# START OF MATERIAL PROVIDED

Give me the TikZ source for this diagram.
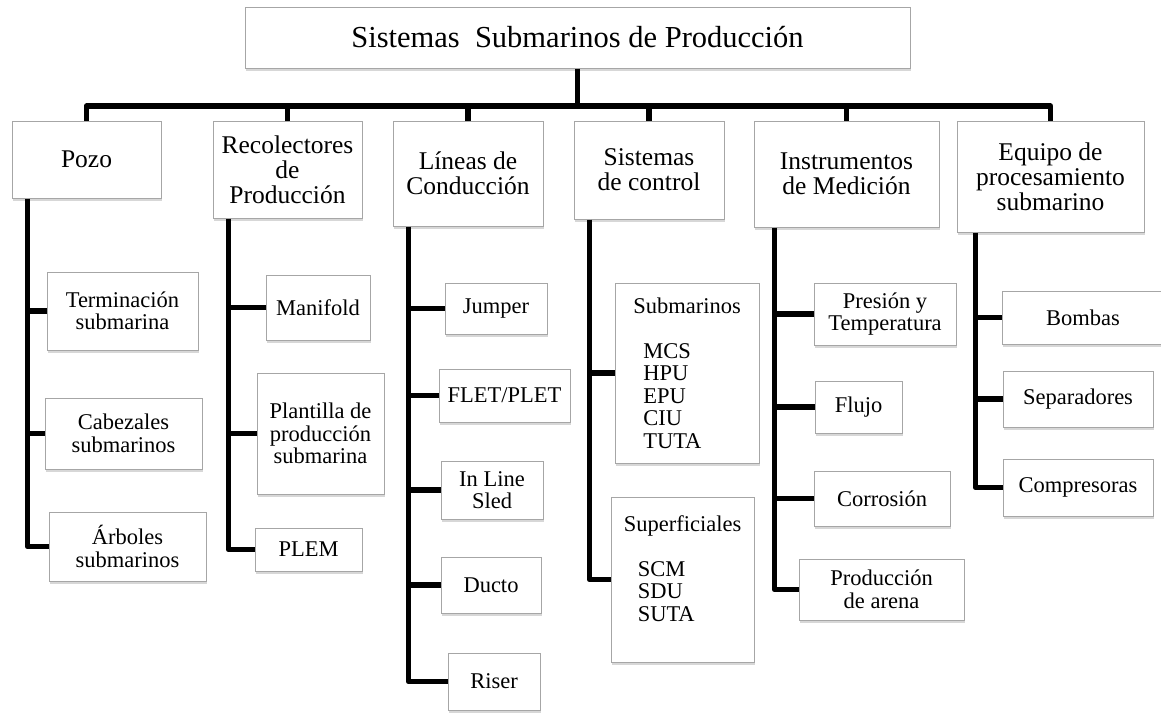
\documentclass[tikz,border=0pt]{standalone}
\usepackage{fontspec}
\setmainfont{Liberation Serif}
\usetikzlibrary{shadows}

\begin{document}
\begin{tikzpicture}[x=1pt,y=-1pt,
  box/.style={draw=black!35,line width=1pt,fill=white,align=center,inner sep=2pt,
    drop shadow={shadow xshift=1pt,shadow yshift=-3pt,fill=black!45,opacity=0.35}},
  wh/.style 2 args={minimum width=#1pt,minimum height=#2pt},
  top/.style={box,font=\fontsize{30.5}{32}\selectfont},
  cat/.style={box,font=\fontsize{25.5}{25}\selectfont},
  item/.style={box,font=\fontsize{22.5}{22.5}\selectfont},
  conn/.style={line width=5.5pt,line join=round}]
  \useasboundingbox (0,0) rectangle (1161,712);

  % root and first level
  \node[top,wh={665}{61}] (title) at (577.5,37.5) {Sistemas~~Submarinos de Producción};
  \node[cat,wh={149}{77}] (pozo) at (86.5,159.5) {Pozo};
  \node[cat,wh={149}{97}] (recol) at (287.5,169.5) {Recolectores\\de\\Producción};
  \node[cat,wh={150}{105}] (lineas) at (468,173.5) {Líneas de\\Conducción};
  \node[cat,wh={150}{98}] (sistemas) at (649,170) {Sistemas\\de control};
  \node[cat,wh={185}{106}] (instr) at (846.5,174) {Instrumentos\\de Medición};
  \node[cat,wh={187}{111}] (equipo) at (1050.5,176.5) {Equipo de\\procesamiento\\submarino};

  % second level
  \node[item,wh={151}{78}] (termin) at (122.5,311) {Terminación\\submarina};
  \node[item,wh={157}{71}] (cabez) at (123.5,433.5) {Cabezales\\submarinos};
  \node[item,wh={157}{69}] (arbol) at (127.5,546.5) {Árboles\\submarinos};
  \node[item,wh={104}{65}] (manif) at (318,307.5) {Manifold};
  \node[item,wh={127}{121}] (plant) at (320.5,433.5) {Plantilla de\\producción\\submarina};
  \node[item,wh={107}{43}] (plem) at (308.5,549.5) {PLEM};
  \node[item,wh={102}{51}] (jumper) at (496,308.5) {Jumper};
  \node[item,wh={131}{53}] (flet) at (504.5,395.5) {FLET/PLET};
  \node[item,wh={102}{58}] (sled) at (492,490) {In Line\\Sled};
  \node[item,wh={100}{56}] (ducto) at (491,585) {Ducto};
  \node[item,wh={92}{57}] (riser) at (494,681.5) {Riser};
  \node[item,wh={144}{180},align=left] (subm) at (687,373)
    {Submarinos\\ \mbox{}\\ \hspace*{10pt}MCS\\ \hspace*{10pt}HPU\\ \hspace*{10pt}EPU\\ \hspace*{10pt}CIU\\ \hspace*{10pt}TUTA};
  \node[item,wh={143}{165},align=left] (superf) at (682.5,579.5)
    {Superficiales\\ \mbox{}\\ \hspace*{14pt}SCM\\ \hspace*{14pt}SDU\\ \hspace*{14pt}SUTA\\ \mbox{}};
  \node[item,wh={142}{62}] (presion) at (885,314) {Presión y\\Temperatura};
  \node[item,wh={87}{52}] (flujo) at (858.5,407) {Flujo};
  \node[item,wh={136}{55}] (corros) at (882,498.5) {Corrosión};
  \node[item,wh={165}{61}] (arena) at (881.5,589.5) {Producción\\de arena};
  \node[item,wh={162}{53}] (bombas) at (1083,317.5) {Bombas};
  \node[item,wh={150}{56}] (separ) at (1078,399) {Separadores};
  \node[item,wh={150}{57}] (compr) at (1078,487.5) {Compresoras};

  % connectors
  \coordinate (bar) at (577.5,106);
  \draw[conn] (title) -- (title |- bar);
  \draw[conn] (pozo.north) -- (pozo.north |- bar) -- (equipo.north |- bar) -- (equipo.north);
  \foreach \n in {recol,lineas,sistemas,instr}
    \draw[conn] (\n.north) -- (\n.north |- bar);
  \foreach \p/\s/\last in {pozo/16pt/arbol,recol/16pt/plem,lineas/16pt/riser,
      sistemas/16pt/superf,instr/21pt/arena,equipo/19pt/compr}{
    \coordinate (\p-t) at ([xshift=\s]\p.south west);
    \draw[conn] (\p-t) |- (\last.west);
  }
  \foreach \p/\c in {pozo/termin,pozo/cabez,recol/manif,recol/plant,lineas/jumper,
      lineas/flet,lineas/sled,lineas/ducto,sistemas/subm,instr/presion,instr/flujo,
      instr/corros,equipo/bombas,equipo/separ}
    \draw[conn] (\p-t |- \c.west) -- (\c.west);
\end{tikzpicture}
\end{document}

# END OF MATERIAL PROVIDED

* **EXERCISE DIRECTIONS**: Every line of text is to be repeated exactly; pictures are left out.

* **SOLUTION TO THE PROBLEM**:
Give me the TikZ source for this diagram.
\documentclass[tikz,border=0pt]{standalone}
\usepackage{fontspec}
\setmainfont{Liberation Serif}
\usetikzlibrary{shadows}

\begin{document}
\begin{tikzpicture}[x=1pt,y=-1pt,
  box/.style={draw=black!35,line width=1pt,fill=white,align=center,inner sep=2pt,
    drop shadow={shadow xshift=1pt,shadow yshift=-3pt,fill=black!45,opacity=0.35}},
  wh/.style 2 args={minimum width=#1pt,minimum height=#2pt},
  top/.style={box,font=\fontsize{30.5}{32}\selectfont},
  cat/.style={box,font=\fontsize{25.5}{25}\selectfont},
  item/.style={box,font=\fontsize{22.5}{22.5}\selectfont},
  conn/.style={line width=5.5pt,line join=round}]
  \useasboundingbox (0,0) rectangle (1161,712);

  % root and first level
  \node[top,wh={665}{61}] (title) at (577.5,37.5) {Sistemas~~Submarinos de Producción};
  \node[cat,wh={149}{77}] (pozo) at (86.5,159.5) {Pozo};
  \node[cat,wh={149}{97}] (recol) at (287.5,169.5) {Recolectores\\de\\Producción};
  \node[cat,wh={150}{105}] (lineas) at (468,173.5) {Líneas de\\Conducción};
  \node[cat,wh={150}{98}] (sistemas) at (649,170) {Sistemas\\de control};
  \node[cat,wh={185}{106}] (instr) at (846.5,174) {Instrumentos\\de Medición};
  \node[cat,wh={187}{111}] (equipo) at (1050.5,176.5) {Equipo de\\procesamiento\\submarino};

  % second level
  \node[item,wh={151}{78}] (termin) at (122.5,311) {Terminación\\submarina};
  \node[item,wh={157}{71}] (cabez) at (123.5,433.5) {Cabezales\\submarinos};
  \node[item,wh={157}{69}] (arbol) at (127.5,546.5) {Árboles\\submarinos};
  \node[item,wh={104}{65}] (manif) at (318,307.5) {Manifold};
  \node[item,wh={127}{121}] (plant) at (320.5,433.5) {Plantilla de\\producción\\submarina};
  \node[item,wh={107}{43}] (plem) at (308.5,549.5) {PLEM};
  \node[item,wh={102}{51}] (jumper) at (496,308.5) {Jumper};
  \node[item,wh={131}{53}] (flet) at (504.5,395.5) {FLET/PLET};
  \node[item,wh={102}{58}] (sled) at (492,490) {In Line\\Sled};
  \node[item,wh={100}{56}] (ducto) at (491,585) {Ducto};
  \node[item,wh={92}{57}] (riser) at (494,681.5) {Riser};
  \node[item,wh={144}{180},align=left] (subm) at (687,373)
    {Submarinos\\ \mbox{}\\ \hspace*{10pt}MCS\\ \hspace*{10pt}HPU\\ \hspace*{10pt}EPU\\ \hspace*{10pt}CIU\\ \hspace*{10pt}TUTA};
  \node[item,wh={143}{165},align=left] (superf) at (682.5,579.5)
    {Superficiales\\ \mbox{}\\ \hspace*{14pt}SCM\\ \hspace*{14pt}SDU\\ \hspace*{14pt}SUTA\\ \mbox{}};
  \node[item,wh={142}{62}] (presion) at (885,314) {Presión y\\Temperatura};
  \node[item,wh={87}{52}] (flujo) at (858.5,407) {Flujo};
  \node[item,wh={136}{55}] (corros) at (882,498.5) {Corrosión};
  \node[item,wh={165}{61}] (arena) at (881.5,589.5) {Producción\\de arena};
  \node[item,wh={162}{53}] (bombas) at (1083,317.5) {Bombas};
  \node[item,wh={150}{56}] (separ) at (1078,399) {Separadores};
  \node[item,wh={150}{57}] (compr) at (1078,487.5) {Compresoras};

  % connectors
  \coordinate (bar) at (577.5,106);
  \draw[conn] (title) -- (title |- bar);
  \draw[conn] (pozo.north) -- (pozo.north |- bar) -- (equipo.north |- bar) -- (equipo.north);
  \foreach \n in {recol,lineas,sistemas,instr}
    \draw[conn] (\n.north) -- (\n.north |- bar);
  \foreach \p/\s/\last in {pozo/16pt/arbol,recol/16pt/plem,lineas/16pt/riser,
      sistemas/16pt/superf,instr/21pt/arena,equipo/19pt/compr}{
    \coordinate (\p-t) at ([xshift=\s]\p.south west);
    \draw[conn] (\p-t) |- (\last.west);
  }
  \foreach \p/\c in {pozo/termin,pozo/cabez,recol/manif,recol/plant,lineas/jumper,
      lineas/flet,lineas/sled,lineas/ducto,sistemas/subm,instr/presion,instr/flujo,
      instr/corros,equipo/bombas,equipo/separ}
    \draw[conn] (\p-t |- \c.west) -- (\c.west);
\end{tikzpicture}
\end{document}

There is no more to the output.